┌──

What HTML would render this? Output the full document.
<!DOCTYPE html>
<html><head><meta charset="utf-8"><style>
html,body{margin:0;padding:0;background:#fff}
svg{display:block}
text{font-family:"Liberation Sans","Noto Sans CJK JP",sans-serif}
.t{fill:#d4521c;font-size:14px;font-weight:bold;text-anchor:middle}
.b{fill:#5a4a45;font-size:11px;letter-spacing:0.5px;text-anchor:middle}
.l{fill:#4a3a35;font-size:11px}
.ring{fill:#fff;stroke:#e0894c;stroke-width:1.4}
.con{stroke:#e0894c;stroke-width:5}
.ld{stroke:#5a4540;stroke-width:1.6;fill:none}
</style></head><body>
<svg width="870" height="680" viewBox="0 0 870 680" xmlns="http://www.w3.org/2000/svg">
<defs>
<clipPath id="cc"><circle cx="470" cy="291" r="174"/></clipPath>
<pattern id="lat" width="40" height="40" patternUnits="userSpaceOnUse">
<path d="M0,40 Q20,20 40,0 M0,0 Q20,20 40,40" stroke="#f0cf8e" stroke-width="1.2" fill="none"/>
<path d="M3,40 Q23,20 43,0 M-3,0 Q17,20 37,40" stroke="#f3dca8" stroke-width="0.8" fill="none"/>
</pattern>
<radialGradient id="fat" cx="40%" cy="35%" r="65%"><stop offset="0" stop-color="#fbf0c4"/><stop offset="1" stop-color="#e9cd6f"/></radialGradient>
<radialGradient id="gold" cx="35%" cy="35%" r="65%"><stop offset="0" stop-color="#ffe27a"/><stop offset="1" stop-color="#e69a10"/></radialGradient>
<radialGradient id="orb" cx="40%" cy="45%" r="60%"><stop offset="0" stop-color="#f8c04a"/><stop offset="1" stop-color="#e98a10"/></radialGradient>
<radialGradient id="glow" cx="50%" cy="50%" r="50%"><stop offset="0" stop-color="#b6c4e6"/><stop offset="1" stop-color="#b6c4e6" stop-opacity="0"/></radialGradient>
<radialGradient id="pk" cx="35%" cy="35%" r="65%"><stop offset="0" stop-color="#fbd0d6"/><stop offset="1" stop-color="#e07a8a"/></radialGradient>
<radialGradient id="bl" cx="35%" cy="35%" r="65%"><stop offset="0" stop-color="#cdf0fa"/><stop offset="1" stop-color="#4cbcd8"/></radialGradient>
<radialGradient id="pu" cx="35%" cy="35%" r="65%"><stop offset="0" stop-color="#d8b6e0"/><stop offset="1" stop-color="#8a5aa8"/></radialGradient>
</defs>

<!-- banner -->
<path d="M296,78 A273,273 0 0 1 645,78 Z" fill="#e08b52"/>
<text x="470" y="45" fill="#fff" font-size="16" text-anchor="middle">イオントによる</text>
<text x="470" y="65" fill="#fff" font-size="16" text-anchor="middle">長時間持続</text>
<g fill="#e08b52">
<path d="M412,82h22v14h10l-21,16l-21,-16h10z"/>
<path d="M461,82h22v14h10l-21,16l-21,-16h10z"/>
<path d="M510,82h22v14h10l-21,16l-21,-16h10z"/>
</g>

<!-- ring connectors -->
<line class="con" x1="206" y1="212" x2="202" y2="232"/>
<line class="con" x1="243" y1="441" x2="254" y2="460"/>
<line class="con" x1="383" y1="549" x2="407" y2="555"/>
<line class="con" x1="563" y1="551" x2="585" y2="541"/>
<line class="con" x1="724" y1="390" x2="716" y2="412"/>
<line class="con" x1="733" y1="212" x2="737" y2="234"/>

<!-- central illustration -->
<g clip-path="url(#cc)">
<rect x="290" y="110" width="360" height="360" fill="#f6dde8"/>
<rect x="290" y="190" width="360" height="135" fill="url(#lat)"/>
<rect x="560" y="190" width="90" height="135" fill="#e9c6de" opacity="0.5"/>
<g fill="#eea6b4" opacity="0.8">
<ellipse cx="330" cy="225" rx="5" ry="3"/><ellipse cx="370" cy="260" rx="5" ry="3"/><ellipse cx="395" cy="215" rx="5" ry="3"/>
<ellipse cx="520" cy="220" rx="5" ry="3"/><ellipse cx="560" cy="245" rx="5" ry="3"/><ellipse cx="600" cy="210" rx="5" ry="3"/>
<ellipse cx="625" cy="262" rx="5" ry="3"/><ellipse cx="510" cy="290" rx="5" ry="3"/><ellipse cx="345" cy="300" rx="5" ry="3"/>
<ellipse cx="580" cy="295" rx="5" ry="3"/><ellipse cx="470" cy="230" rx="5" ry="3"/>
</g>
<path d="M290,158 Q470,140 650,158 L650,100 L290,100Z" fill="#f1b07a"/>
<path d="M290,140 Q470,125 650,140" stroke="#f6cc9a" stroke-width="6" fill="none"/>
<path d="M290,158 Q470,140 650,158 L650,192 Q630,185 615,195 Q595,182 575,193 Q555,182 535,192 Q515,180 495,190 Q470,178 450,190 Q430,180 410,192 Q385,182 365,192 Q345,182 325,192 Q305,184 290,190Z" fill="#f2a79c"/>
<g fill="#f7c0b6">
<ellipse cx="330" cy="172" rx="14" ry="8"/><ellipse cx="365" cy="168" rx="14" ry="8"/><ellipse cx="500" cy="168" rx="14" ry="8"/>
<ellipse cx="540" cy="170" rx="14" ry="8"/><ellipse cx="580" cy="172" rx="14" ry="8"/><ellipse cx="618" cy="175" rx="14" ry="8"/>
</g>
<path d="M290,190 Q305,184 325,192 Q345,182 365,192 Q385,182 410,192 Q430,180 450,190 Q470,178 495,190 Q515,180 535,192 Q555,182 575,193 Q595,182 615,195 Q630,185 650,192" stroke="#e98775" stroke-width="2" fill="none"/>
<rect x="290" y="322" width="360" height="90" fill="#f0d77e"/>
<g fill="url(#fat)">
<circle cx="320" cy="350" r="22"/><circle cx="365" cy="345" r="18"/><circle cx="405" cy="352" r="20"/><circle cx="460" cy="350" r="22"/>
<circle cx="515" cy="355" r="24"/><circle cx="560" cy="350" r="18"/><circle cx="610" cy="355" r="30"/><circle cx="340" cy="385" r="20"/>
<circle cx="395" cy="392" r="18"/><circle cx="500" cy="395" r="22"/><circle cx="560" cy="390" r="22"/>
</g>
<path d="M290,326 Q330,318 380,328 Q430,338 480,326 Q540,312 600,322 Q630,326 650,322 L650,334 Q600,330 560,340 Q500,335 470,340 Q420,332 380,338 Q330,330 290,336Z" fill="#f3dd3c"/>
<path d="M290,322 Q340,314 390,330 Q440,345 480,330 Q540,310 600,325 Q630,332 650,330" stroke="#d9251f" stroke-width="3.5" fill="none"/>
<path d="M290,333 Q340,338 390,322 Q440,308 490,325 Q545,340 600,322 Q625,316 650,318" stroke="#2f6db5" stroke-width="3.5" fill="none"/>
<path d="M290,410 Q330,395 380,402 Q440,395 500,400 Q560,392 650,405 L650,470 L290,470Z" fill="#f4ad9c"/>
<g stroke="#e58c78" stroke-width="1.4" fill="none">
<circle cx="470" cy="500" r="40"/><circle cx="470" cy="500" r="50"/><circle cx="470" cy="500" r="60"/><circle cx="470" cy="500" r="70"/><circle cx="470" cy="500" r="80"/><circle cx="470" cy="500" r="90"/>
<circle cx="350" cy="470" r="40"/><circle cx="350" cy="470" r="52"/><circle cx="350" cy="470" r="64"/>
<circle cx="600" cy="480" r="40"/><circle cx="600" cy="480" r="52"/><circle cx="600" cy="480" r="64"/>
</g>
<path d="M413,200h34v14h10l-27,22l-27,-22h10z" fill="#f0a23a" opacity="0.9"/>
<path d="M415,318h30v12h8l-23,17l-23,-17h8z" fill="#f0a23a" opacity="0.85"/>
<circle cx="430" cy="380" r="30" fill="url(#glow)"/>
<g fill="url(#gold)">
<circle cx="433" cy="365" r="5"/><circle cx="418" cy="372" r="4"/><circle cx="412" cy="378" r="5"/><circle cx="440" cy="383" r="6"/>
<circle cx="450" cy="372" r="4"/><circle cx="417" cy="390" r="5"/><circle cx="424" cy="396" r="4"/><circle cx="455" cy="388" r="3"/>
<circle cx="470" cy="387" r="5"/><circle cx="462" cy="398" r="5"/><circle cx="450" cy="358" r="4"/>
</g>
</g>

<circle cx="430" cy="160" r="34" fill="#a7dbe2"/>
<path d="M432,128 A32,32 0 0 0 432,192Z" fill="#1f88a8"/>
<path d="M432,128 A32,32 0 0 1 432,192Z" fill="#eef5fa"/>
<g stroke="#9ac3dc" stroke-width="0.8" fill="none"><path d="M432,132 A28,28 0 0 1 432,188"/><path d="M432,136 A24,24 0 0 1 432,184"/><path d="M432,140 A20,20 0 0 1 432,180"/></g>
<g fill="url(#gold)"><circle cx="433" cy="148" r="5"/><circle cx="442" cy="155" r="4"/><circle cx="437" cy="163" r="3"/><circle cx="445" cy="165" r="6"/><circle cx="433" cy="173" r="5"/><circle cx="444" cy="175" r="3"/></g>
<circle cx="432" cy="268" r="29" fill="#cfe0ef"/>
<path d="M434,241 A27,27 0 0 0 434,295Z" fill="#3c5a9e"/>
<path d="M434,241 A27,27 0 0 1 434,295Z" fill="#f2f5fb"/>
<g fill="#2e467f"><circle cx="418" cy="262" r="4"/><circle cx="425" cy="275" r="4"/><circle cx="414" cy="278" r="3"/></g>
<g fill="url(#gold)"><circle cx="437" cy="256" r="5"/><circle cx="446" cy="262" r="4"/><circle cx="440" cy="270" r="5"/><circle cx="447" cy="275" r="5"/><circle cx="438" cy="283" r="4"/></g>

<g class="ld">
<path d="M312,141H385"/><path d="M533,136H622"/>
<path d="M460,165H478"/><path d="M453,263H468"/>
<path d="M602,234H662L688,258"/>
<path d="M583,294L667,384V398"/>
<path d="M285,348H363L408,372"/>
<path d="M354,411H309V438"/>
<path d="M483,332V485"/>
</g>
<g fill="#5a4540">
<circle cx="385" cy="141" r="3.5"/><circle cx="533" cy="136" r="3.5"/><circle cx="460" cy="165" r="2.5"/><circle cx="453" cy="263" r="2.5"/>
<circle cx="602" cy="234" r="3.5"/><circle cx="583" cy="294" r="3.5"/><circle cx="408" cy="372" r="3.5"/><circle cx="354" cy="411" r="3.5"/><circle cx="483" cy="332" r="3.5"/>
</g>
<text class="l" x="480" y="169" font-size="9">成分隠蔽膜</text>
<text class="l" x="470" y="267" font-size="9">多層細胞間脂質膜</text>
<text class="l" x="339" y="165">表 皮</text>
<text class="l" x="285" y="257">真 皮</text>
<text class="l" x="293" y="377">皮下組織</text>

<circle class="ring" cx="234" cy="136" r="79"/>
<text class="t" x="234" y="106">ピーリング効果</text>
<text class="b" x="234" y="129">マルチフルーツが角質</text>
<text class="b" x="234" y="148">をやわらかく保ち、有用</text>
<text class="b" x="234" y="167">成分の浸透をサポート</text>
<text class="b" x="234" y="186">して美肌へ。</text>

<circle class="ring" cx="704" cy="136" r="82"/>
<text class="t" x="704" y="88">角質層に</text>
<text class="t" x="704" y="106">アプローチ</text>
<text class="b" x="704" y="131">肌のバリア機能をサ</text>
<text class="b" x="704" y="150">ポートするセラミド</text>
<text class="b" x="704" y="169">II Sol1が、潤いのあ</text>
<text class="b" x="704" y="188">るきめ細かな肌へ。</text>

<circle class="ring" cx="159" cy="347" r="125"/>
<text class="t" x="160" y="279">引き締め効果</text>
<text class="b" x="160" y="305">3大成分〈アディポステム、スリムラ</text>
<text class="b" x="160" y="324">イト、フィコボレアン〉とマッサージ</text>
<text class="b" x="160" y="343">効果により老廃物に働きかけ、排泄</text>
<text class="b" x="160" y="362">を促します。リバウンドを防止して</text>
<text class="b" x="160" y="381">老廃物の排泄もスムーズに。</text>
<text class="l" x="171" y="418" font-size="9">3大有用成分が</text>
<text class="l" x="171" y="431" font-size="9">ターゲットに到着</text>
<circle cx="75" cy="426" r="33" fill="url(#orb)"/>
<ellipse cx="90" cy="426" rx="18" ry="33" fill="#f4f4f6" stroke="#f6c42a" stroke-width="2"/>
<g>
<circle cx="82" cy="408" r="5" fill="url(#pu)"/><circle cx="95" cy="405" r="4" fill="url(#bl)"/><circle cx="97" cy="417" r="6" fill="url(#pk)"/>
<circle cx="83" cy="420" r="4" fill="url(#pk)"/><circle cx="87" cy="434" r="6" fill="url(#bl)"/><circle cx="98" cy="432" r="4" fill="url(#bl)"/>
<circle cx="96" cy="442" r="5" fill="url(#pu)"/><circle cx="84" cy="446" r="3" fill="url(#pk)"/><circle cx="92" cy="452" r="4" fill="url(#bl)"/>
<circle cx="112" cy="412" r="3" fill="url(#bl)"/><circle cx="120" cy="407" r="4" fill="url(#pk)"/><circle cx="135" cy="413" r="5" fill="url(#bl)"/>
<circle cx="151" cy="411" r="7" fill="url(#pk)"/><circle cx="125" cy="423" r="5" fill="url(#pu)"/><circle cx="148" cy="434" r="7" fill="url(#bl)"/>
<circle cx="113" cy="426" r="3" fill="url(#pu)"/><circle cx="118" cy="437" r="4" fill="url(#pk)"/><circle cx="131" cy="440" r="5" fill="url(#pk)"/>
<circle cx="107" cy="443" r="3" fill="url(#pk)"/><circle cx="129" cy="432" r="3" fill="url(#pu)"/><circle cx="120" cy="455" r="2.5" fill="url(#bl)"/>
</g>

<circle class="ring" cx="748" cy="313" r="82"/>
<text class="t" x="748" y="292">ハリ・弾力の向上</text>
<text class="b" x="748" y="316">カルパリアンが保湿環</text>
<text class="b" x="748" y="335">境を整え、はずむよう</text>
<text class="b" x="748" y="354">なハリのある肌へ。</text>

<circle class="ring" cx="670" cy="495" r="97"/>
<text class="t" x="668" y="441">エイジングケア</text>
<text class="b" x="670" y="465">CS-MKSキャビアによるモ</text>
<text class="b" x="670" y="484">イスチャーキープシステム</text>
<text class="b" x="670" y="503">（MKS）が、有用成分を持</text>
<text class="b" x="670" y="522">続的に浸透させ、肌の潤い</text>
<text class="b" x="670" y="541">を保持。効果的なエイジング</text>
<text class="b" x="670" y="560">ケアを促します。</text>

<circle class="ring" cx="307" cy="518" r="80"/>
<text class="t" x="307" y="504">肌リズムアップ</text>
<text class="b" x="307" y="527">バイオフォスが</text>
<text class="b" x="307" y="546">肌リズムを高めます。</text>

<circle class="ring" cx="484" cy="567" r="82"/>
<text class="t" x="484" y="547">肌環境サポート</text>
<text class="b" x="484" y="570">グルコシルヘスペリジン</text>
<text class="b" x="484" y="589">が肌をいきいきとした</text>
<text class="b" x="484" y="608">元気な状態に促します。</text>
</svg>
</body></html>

└──
┌──

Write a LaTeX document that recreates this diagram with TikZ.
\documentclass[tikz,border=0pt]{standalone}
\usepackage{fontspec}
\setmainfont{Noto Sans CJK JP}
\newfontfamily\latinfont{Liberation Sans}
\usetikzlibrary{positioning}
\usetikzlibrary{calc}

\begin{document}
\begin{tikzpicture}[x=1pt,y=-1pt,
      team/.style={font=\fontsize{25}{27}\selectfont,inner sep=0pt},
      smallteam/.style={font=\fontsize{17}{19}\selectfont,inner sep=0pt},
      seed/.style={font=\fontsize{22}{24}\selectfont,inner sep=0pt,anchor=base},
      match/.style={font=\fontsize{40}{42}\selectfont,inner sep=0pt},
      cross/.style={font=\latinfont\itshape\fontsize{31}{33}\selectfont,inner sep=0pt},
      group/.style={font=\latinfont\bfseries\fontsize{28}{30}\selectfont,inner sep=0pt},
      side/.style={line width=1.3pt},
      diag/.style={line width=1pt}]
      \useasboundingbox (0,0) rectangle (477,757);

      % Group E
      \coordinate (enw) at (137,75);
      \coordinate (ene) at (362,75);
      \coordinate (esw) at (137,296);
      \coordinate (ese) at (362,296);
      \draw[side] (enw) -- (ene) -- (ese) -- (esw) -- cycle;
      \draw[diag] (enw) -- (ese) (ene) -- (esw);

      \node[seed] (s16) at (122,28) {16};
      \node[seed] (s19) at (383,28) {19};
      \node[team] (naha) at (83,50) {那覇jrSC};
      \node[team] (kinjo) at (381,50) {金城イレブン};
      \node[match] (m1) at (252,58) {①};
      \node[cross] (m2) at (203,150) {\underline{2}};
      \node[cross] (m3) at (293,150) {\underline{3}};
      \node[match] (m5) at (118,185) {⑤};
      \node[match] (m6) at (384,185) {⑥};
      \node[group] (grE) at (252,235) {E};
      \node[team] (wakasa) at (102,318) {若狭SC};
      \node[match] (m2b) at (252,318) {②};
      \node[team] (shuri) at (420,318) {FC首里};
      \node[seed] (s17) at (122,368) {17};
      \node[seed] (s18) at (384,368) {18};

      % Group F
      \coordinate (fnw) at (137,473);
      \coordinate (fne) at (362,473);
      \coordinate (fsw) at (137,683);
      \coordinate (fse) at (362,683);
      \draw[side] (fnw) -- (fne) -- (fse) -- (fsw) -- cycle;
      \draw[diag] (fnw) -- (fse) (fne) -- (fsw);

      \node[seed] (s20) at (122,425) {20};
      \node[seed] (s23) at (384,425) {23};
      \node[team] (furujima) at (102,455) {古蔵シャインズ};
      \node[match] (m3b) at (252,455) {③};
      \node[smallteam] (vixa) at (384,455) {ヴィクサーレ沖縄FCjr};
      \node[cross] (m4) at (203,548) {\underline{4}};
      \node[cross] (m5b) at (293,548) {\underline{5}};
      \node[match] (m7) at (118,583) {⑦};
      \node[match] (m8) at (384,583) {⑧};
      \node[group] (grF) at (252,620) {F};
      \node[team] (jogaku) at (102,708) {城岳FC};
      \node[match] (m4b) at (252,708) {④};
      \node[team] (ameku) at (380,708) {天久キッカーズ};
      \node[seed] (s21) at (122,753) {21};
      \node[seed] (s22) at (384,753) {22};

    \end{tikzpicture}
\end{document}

└──
┌──

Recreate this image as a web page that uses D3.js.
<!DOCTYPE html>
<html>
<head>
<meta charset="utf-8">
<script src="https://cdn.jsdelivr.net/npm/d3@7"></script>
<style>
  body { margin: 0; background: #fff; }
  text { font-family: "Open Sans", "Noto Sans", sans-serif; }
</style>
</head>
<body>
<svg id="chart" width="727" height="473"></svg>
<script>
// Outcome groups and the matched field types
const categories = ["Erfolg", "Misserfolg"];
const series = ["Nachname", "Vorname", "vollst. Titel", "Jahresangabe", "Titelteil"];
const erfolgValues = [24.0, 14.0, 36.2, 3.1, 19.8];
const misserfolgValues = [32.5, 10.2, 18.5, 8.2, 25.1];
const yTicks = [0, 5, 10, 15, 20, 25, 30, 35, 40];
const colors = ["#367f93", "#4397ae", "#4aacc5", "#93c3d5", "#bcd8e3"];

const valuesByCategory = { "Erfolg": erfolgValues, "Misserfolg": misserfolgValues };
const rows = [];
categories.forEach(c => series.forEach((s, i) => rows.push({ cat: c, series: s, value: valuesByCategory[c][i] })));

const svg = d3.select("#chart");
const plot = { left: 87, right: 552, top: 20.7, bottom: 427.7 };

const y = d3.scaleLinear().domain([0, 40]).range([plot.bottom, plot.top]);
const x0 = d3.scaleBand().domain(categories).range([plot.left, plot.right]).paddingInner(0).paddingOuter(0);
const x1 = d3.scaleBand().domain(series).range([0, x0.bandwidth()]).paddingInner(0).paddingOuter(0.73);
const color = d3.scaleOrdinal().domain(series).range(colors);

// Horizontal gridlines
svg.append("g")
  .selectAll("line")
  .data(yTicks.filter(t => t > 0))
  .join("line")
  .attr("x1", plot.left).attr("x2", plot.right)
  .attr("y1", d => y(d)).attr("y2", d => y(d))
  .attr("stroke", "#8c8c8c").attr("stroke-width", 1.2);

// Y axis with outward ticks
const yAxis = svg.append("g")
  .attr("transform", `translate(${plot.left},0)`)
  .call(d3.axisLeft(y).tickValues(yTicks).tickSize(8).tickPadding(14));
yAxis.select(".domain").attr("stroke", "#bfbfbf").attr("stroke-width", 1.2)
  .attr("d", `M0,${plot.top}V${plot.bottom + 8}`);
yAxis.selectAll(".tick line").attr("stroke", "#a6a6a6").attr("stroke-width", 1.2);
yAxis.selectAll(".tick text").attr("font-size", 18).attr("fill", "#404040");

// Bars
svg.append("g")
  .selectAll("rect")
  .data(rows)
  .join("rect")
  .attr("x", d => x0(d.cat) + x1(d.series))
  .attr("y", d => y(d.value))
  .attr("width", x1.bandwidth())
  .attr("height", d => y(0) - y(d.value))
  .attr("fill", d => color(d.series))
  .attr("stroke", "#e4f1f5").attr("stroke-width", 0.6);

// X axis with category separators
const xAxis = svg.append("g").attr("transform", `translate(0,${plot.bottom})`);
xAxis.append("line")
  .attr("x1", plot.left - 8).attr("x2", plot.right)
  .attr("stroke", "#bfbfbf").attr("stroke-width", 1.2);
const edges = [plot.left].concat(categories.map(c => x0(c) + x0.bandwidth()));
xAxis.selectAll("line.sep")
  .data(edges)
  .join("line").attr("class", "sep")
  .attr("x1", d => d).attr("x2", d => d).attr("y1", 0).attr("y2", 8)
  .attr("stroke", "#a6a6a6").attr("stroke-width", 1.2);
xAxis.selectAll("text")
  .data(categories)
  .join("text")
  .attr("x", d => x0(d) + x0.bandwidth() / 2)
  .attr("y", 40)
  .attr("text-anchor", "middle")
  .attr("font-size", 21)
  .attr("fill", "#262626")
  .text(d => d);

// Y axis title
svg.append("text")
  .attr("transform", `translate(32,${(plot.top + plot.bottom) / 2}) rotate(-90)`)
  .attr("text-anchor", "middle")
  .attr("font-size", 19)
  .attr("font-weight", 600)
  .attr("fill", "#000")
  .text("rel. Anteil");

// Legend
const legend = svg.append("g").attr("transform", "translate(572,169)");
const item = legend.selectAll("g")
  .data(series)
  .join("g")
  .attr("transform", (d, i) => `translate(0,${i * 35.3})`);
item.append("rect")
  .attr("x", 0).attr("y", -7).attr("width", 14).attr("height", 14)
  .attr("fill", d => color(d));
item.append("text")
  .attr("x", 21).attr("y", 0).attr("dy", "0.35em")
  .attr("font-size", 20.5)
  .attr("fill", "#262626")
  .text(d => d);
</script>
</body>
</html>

└──

== Stated task ==
Extract from the listing above the lines between the line containing "Write a LaTeX" and the line containing "(fne) -- (fsw);", keeping both of those lines. Output nothing else.

== Written solution ==
Write a LaTeX document that recreates this diagram with TikZ.
\documentclass[tikz,border=0pt]{standalone}
\usepackage{fontspec}
\setmainfont{Noto Sans CJK JP}
\newfontfamily\latinfont{Liberation Sans}
\usetikzlibrary{positioning}
\usetikzlibrary{calc}

\begin{document}
\begin{tikzpicture}[x=1pt,y=-1pt,
      team/.style={font=\fontsize{25}{27}\selectfont,inner sep=0pt},
      smallteam/.style={font=\fontsize{17}{19}\selectfont,inner sep=0pt},
      seed/.style={font=\fontsize{22}{24}\selectfont,inner sep=0pt,anchor=base},
      match/.style={font=\fontsize{40}{42}\selectfont,inner sep=0pt},
      cross/.style={font=\latinfont\itshape\fontsize{31}{33}\selectfont,inner sep=0pt},
      group/.style={font=\latinfont\bfseries\fontsize{28}{30}\selectfont,inner sep=0pt},
      side/.style={line width=1.3pt},
      diag/.style={line width=1pt}]
      \useasboundingbox (0,0) rectangle (477,757);

      % Group E
      \coordinate (enw) at (137,75);
      \coordinate (ene) at (362,75);
      \coordinate (esw) at (137,296);
      \coordinate (ese) at (362,296);
      \draw[side] (enw) -- (ene) -- (ese) -- (esw) -- cycle;
      \draw[diag] (enw) -- (ese) (ene) -- (esw);

      \node[seed] (s16) at (122,28) {16};
      \node[seed] (s19) at (383,28) {19};
      \node[team] (naha) at (83,50) {那覇jrSC};
      \node[team] (kinjo) at (381,50) {金城イレブン};
      \node[match] (m1) at (252,58) {①};
      \node[cross] (m2) at (203,150) {\underline{2}};
      \node[cross] (m3) at (293,150) {\underline{3}};
      \node[match] (m5) at (118,185) {⑤};
      \node[match] (m6) at (384,185) {⑥};
      \node[group] (grE) at (252,235) {E};
      \node[team] (wakasa) at (102,318) {若狭SC};
      \node[match] (m2b) at (252,318) {②};
      \node[team] (shuri) at (420,318) {FC首里};
      \node[seed] (s17) at (122,368) {17};
      \node[seed] (s18) at (384,368) {18};

      % Group F
      \coordinate (fnw) at (137,473);
      \coordinate (fne) at (362,473);
      \coordinate (fsw) at (137,683);
      \coordinate (fse) at (362,683);
      \draw[side] (fnw) -- (fne) -- (fse) -- (fsw) -- cycle;
      \draw[diag] (fnw) -- (fse) (fne) -- (fsw);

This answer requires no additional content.